Ma un giorno una ragazza, miracolosamente sopravvissuta a una di queste iniezioni letali, sfugge da un laboratorio e inizia una fuga forsennata, aiutata da una veggente tredicenne e da un ex fidanzato eroe suo malgrado (il protagonista di cui dicevamo all’inizio). Sulle loro tracce, nelle congestionate strade di Hong Kong, sicari inviati da governi di tutto il mondo, oltre al più potente dei pusher (Djimon Hounsou), che non sono degli spacciatori, ma persone in grado di manipolare le menti degli altri uomini e spingerli (push) a compiere gesti contrari alla loro normale volontà.

Il film di Mc Guigan a questo punto sembra accumulare le citazioni, che anche gli spettatori meno esperti non faranno fatica a riconoscere: si va dall’ormai ultra sfruttato Matrix al recente Jumper (per quanto riguarda le possibilità di spostamento), dagli X-Men alla fantascienza anni ’70, ma anche qualche riferimento alle serie tv come Heroes non manca.

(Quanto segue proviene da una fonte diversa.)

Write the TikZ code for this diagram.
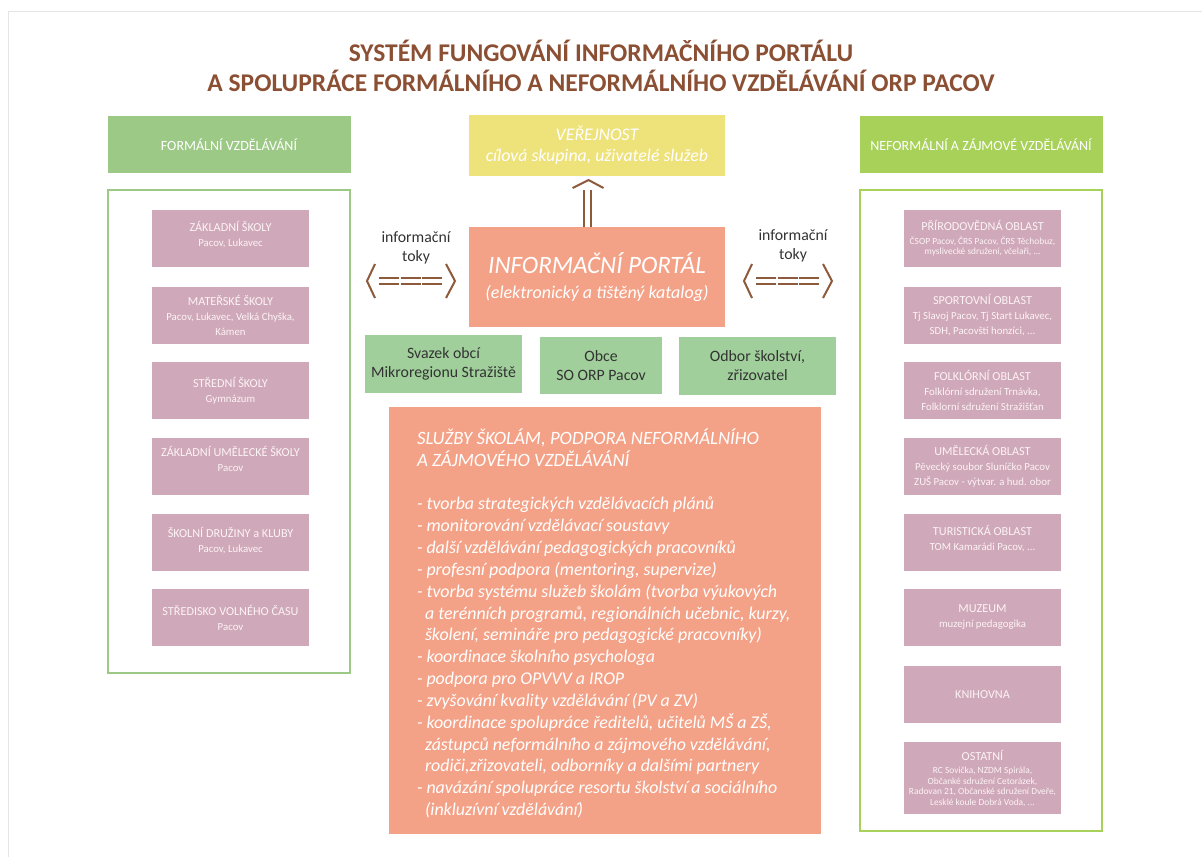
\documentclass[tikz,border=0pt]{standalone}
\usepackage{fontspec}
\setmainfont{Carlito}
\newcommand\fsz[2]{\fontsize{#1}{#2}\selectfont}
\definecolor{titlebrown}{HTML}{8B4F33}
\definecolor{arrowbrown}{HTML}{8E5A3C}
\definecolor{leftgreen}{HTML}{9CC985}
\definecolor{rightgreen}{HTML}{A8D15A}
\definecolor{midgreen}{HTML}{A0CF9B}
\definecolor{mauve}{HTML}{CFA9B9}
\definecolor{salmon}{HTML}{F4A287}
\definecolor{pubyellow}{HTML}{EEE27A}
\definecolor{darktext}{HTML}{333333}
\definecolor{lighttext}{HTML}{FDF3F6}
\tikzset{
  every node/.style={inner sep=0pt, outer sep=0pt, align=center},
  header/.style={minimum width=243pt, minimum height=57pt, text=white, font=\fsz{14}{17}},
  frame/.style={line width=2.2pt, minimum width=242pt},
  pinkbox/.style={fill=mauve, text=lighttext, minimum width=157pt, minimum height=57pt, font=\fsz{10.8}{15}},
  smallbox/.style={pinkbox, font=\fsz{9.4}{10.5}},
  midbox/.style={fill=midgreen, text=darktext, minimum height=58pt, font=\fsz{15.8}{19}},
  flowline/.style={arrowbrown, line width=2pt, dash pattern=on 20pt off 1.5pt},
  chev/.style={arrowbrown, line width=2pt},
  flowlabel/.style={text=darktext, font=\fsz{15.8}{19}}
}
\newcommand\ptl[1]{{\fsz{12.2}{15}#1}}
\begin{document}
\begin{tikzpicture}[x=1pt,y=-1pt]
\useasboundingbox[fill=white] (0,0) rectangle (1202,857);
\draw[black!10, line width=1pt] (8,857) -- (8,11) -- (1202,11);

% title
\node[text=titlebrown, font=\fsz{25.5}{30}\bfseries] (title) at (601,65.5)
  {SYSTÉM FUNGOVÁNÍ INFORMAČNÍHO PORTÁLU\\A SPOLUPRÁCE FORMÁLNÍHO A NEFORMÁLNÍHO VZDĚLÁVÁNÍ ORP PACOV};

% headers and frames
\node[header, fill=leftgreen] (fhead) at (229,144.5) {FORMÁLNÍ VZDĚLÁVÁNÍ};
\node[header, fill=rightgreen] (nhead) at (981,144.5) {NEFORMÁLNÍ A ZÁJMOVÉ VZDĚLÁVÁNÍ};
\node[frame, draw=leftgreen, minimum height=483pt] (fframe) at (229,431.5) {};
\node[frame, draw=rightgreen, minimum height=641pt] (nframe) at (981,510.5) {};

% left boxes
\node[pinkbox] (zs) at (230.5,238.5) {\ptl{ZÁKLADNÍ ŠKOLY}\\Pacov, Lukavec\\[-5pt]};
\node[pinkbox] (ms) at (230.5,315.5) {\ptl{MATEŘSKÉ ŠKOLY}\\Pacov, Lukavec, Velká Chyška,\\Kámen};
\node[pinkbox] (ss) at (230.5,390.5) {\ptl{STŘEDNÍ ŠKOLY}\\Gymnázum};
\node[pinkbox] (zus) at (230.5,466.5) {\ptl{ZÁKLADNÍ UMĚLECKÉ ŠKOLY}\\Pacov\\[1pt]};
\node[pinkbox] (sd) at (230.5,542.5) {\ptl{ŠKOLNÍ DRUŽINY a KLUBY}\\Pacov, Lukavec\\[-9pt]};
\node[pinkbox] (svc) at (230.5,617.5) {\ptl{STŘEDISKO VOLNÉHO ČASU}\\Pacov};

% right boxes
\node[smallbox] (pr) at (982.5,238.5) {\ptl{PŘÍRODOVĚDNÁ OBLAST}\\[3pt]ČSOP Pacov, ČRS Pacov, ČRS Těchobuz,\\myslivecké sdružení, včelaři, ...};
\node[pinkbox] (sp) at (982.5,315.5) {\ptl{SPORTOVNÍ OBLAST}\\Tj Slavoj Pacov, Tj Start Lukavec,\\SDH, Pacovští honzíci, ...};
\node[pinkbox] (fo) at (982.5,390.5) {\ptl{FOLKLÓRNÍ OBLAST}\\Folklórní sdružení Trnávka,\\Folklorní sdružení Stražišťan};
\node[pinkbox] (um) at (982.5,466.5) {\ptl{UMĚLECKÁ OBLAST}\\Pěvecký soubor Sluníčko Pacov\\ZUŠ Pacov - výtvar. a hud. obor};
\node[pinkbox] (tu) at (982.5,542.5) {\ptl{TURISTICKÁ OBLAST}\\TOM Kamarádi Pacov, ...\\[-5pt]};
\node[pinkbox] (mu) at (982.5,617.5) {\ptl{MUZEUM}\\muzejní pedagogika};
\node[pinkbox] (kn) at (982.5,694.5) {\ptl{KNIHOVNA}};
\node[smallbox, minimum height=72pt] (os) at (982.5,778) {\ptl{OSTATNÍ}\\[3pt]RC Sovička, NZDM Spirála,\\Občanké sdružení Cetorázek,\\Radovan 21, Občanské sdružení Dveře,\\Lesklé koule Dobrá Voda, ...};

% center
\node[fill=pubyellow, text=white, minimum width=256pt, minimum height=61pt, font=\fsz{17.8}{21}\itshape] (pub) at (597,145.5)
  {VEŘEJNOST\\cílová skupina, uživatelé služeb};
\node[fill=salmon, text=white, minimum width=256pt, minimum height=100pt, font=\fsz{18}{25}\itshape] (portal) at (597,277)
  {{\fsz{25}{28}INFORMAČNÍ PORTÁL}\\(elektronický a tištěný katalog)};
\node[midbox, minimum width=157pt] (svazek) at (443.5,364) {Svazek obcí\\Mikroregionu Stražiště};
\node[midbox, minimum width=122pt, minimum height=57pt] (obce) at (601,365.5) {Obce\\SO ORP Pacov};
\node[midbox, minimum width=157pt] (odbor) at (757.5,366) {Odbor školství,\\zřizovatel};

\node[fill=salmon, minimum width=432pt, minimum height=427pt] (sluzby) at (605,620.5) {};
\node[anchor=north west, align=left, text=white, font=\fsz{17.9}{21.85}\itshape] (sluzbytext) at (417,428.5)
  {{\fsz{18.8}{21.85}SLUŽBY ŠKOLÁM, PODPORA NEFORMÁLNÍHO}\\
   {\fsz{18.8}{21.85}A ZÁJMOVÉHO VZDĚLÁVÁNÍ}\\[21.85pt]
   - tvorba strategických vzdělávacích plánů\\
   - monitorování vzdělávací soustavy\\
   - další vzdělávání pedagogických pracovníků\\
   - profesní podpora (mentoring, supervize)\\
   - tvorba systému služeb školám (tvorba výukových\\
   \hspace*{8pt}a terénních programů, regionálních učebnic, kurzy,\\
   \hspace*{8pt}školení, semináře pro pedagogické pracovníky)\\
   - koordinace školního psychologa\\
   - podpora pro OPVVV a IROP\\
   - zvyšování kvality vzdělávání (PV a ZV)\\
   - koordinace spolupráce ředitelů, učitelů MŠ a ZŠ,\\
   \hspace*{8pt}zástupců neformálního a zájmového vzdělávání,\\
   \hspace*{8pt}rodiči,zřizovateli, odborníky a dalšími partnery\\
   - navázání spolupráce resortu školství a sociálního\\
   \hspace*{8pt}(inkluzívní vzdělávání)};

% up arrow portal -> public (y grows downward on the page: negative yshift moves down)
\coordinate (uptip) at ([xshift=-8.5pt,yshift=-4pt]pub.south);
\draw[arrowbrown, line width=2pt, double=white, double distance=5.5pt]
  ([xshift=-9.5pt]portal.north) -- ([xshift=-1pt,yshift=-10pt]uptip);
\draw[chev] ([xshift=-16pt,yshift=-8pt]uptip) -- (uptip) -- ([xshift=15pt,yshift=-8pt]uptip);

% left flow arrow
\coordinate (lfa) at (367,281);
\coordinate (lfb) at (455,281);
\draw[flowline] ([xshift=12pt,yshift=-3.3pt]lfa) -- ([xshift=-12pt,yshift=-3.3pt]lfb);
\draw[flowline] ([xshift=12pt,yshift=3.3pt]lfa) -- ([xshift=-12pt,yshift=3.3pt]lfb);
\draw[chev] ([xshift=8pt,yshift=-17pt]lfa) -- (lfa) -- ([xshift=8pt,yshift=17pt]lfa);
\draw[chev] ([xshift=-9pt,yshift=-17pt]lfb) -- (lfb) -- ([xshift=-9pt,yshift=17pt]lfb);
\node[flowlabel] (lflab) at (416,248) {informační\\toky};

% right flow arrow
\coordinate (rfa) at (744,281);
\coordinate (rfb) at (832,281);
\draw[flowline] ([xshift=12pt,yshift=-3.3pt]rfa) -- ([xshift=-12pt,yshift=-3.3pt]rfb);
\draw[flowline] ([xshift=12pt,yshift=3.3pt]rfa) -- ([xshift=-12pt,yshift=3.3pt]rfb);
\draw[chev] ([xshift=8pt,yshift=-17pt]rfa) -- (rfa) -- ([xshift=8pt,yshift=17pt]rfa);
\draw[chev] ([xshift=-9pt,yshift=-17pt]rfb) -- (rfb) -- ([xshift=-9pt,yshift=17pt]rfb);
\node[flowlabel] (rflab) at (793,246) {informační\\toky};
\end{tikzpicture}
\end{document}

Da ultimo, una valigetta misteriosa tale e quale a quella di Pulp Fiction. Alfred Hitchcock lo chiamava “MacGuffin”: un espediente per catturare l’attenzione dello spettatore su un oggetto che passa di mano in mano, ma il cui contenuto è assolutamente indifferente per la storia.

Il problema di Push è però che i MacGuffin sono un po’ troppi: dai personaggi di cui non si capisce il ruolo a quelli le cui decisioni sono praticamente incomprensibili.

Tutto nel film sembra poco chiaro, a partire dal passato e per finire al futuro, che nelle previsioni della veggente (la giovane Dakota Fanning, quasi sempre in preda a crisi isterico-adolescenziali) è in continuo mutamento, il che rende vano tutto il suo profetare. A bilanciare questa mancanza di logica e i molti buchi della sceneggiatura, ci sono i molti e ben realizzati effetti speciali (ormai anche i film con pochi mezzi hanno spesso ottimi effetti speciali), che alla fine rendono Push un prodotto adatto probabilmente ai giovani appassionati di videogiochi d’azione.